In this particular stanza of a review, I will usually give a mini-lecture about the author under our microscope: how he or she fits into the landscape of dark fiction etcetera. For Australian Marty Young, I won’t go into too much technical detail – but suffice to say we have an author here who has been at the forefront of Australian horror for quite some time now ... and I don’t mean publishing (although he has been partaking of that also). No, Marty’s time has been devoted to the shadows; working tirelessly behind the scenes to build a community that was somewhat non-existent in its current incarnation less than a decade ago. By giving genesis to a small cabal that would ultimately become the Australian Horror Writers Association, Marty changed the landscape of Australian horror in perpetuity - providing starved writers here a much-needed voice on the world stage. And he did this, of course, while tinkering away on his own novels. When the small press Black Beacon Books sprang up a short time ago, it seemed like the perfect time for Marty to release his debut novel ... pairing him with a publisher who is well-versed in dark fiction and equally enthusiastic about the genre.
809 Jacob Street introduces us to Joey Blue, a resident vagrant of Parkton. (Think Castle Rock or any other fictitious town in fiction). Joey is an old bluesman who wanders the borderlands of his town, never quite figuring out if he is actually alive or a ghost himself. Blotting out the past with heavy drink, Joey is paid a visit from an old friend who requires help - whose disappearance years ago is tied to the house on 809 Jacob Street ... a rambling old structure that has seen its fair share of death and stands like a testament to the ultimate haunted house.
Across town we Byron James, a young Australian recently moved to Parktown. Adapting to small town life after Sydney is hard ... especially with his new friends Ian and Hamish – both of whom are into the macabre and have an overt obsession with the house on Jacob Street. After Byron’s personal research into the house’s past fails to yield sufficient information, a journal falls into his hands. And then, when Ian proposes a night journey to find out some answers for themselves, it seems like a perfect yet dangerous plan.
Although aware of Marty’s work previous, I came into 809 Jacob Street almost completely cold and without the vaguest notion of what to expect. Sure, both of us have grown up on a rich and steady diet of Stephen King – but I wasn’t quite prepared for how accomplished this little novel turned out to be.
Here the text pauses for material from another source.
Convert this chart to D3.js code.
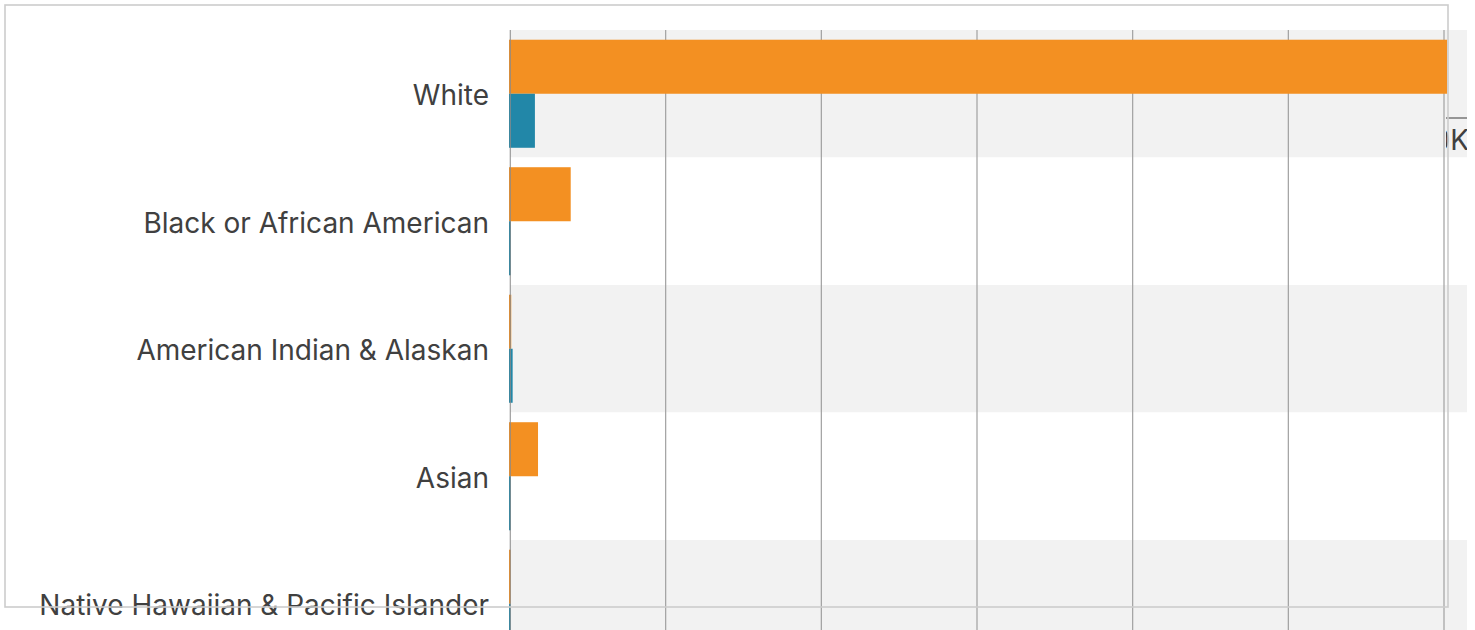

Evoking those stories of old with his motley crew of kids (1980’s horror fiction), Marty gives the reader a subtle coming-of-age tale while also delivering cerebral prose that becomes almost narcotizing after a while. Here, there is a slow build of tension that is somewhat effortless ... as if 809 Jacob Street was a latter novel in the author’s resume. Also interspersed within the story are small, hallucinatory images from artist David Schembri that keep within the guidelines of subtle horror while complementing the prose. If this reader had one gripe with the tale as whole, it was having the author unceremoniously pull a character midway without the individual having any real influence or participation in the final act. Like a series of intersecting dominoes, the two-plot strands failed to align in a coherent manner – a small blight in an otherwise consummate tale of dark fiction.
For both Black Beacon Books and Marty Young, the future looks bright.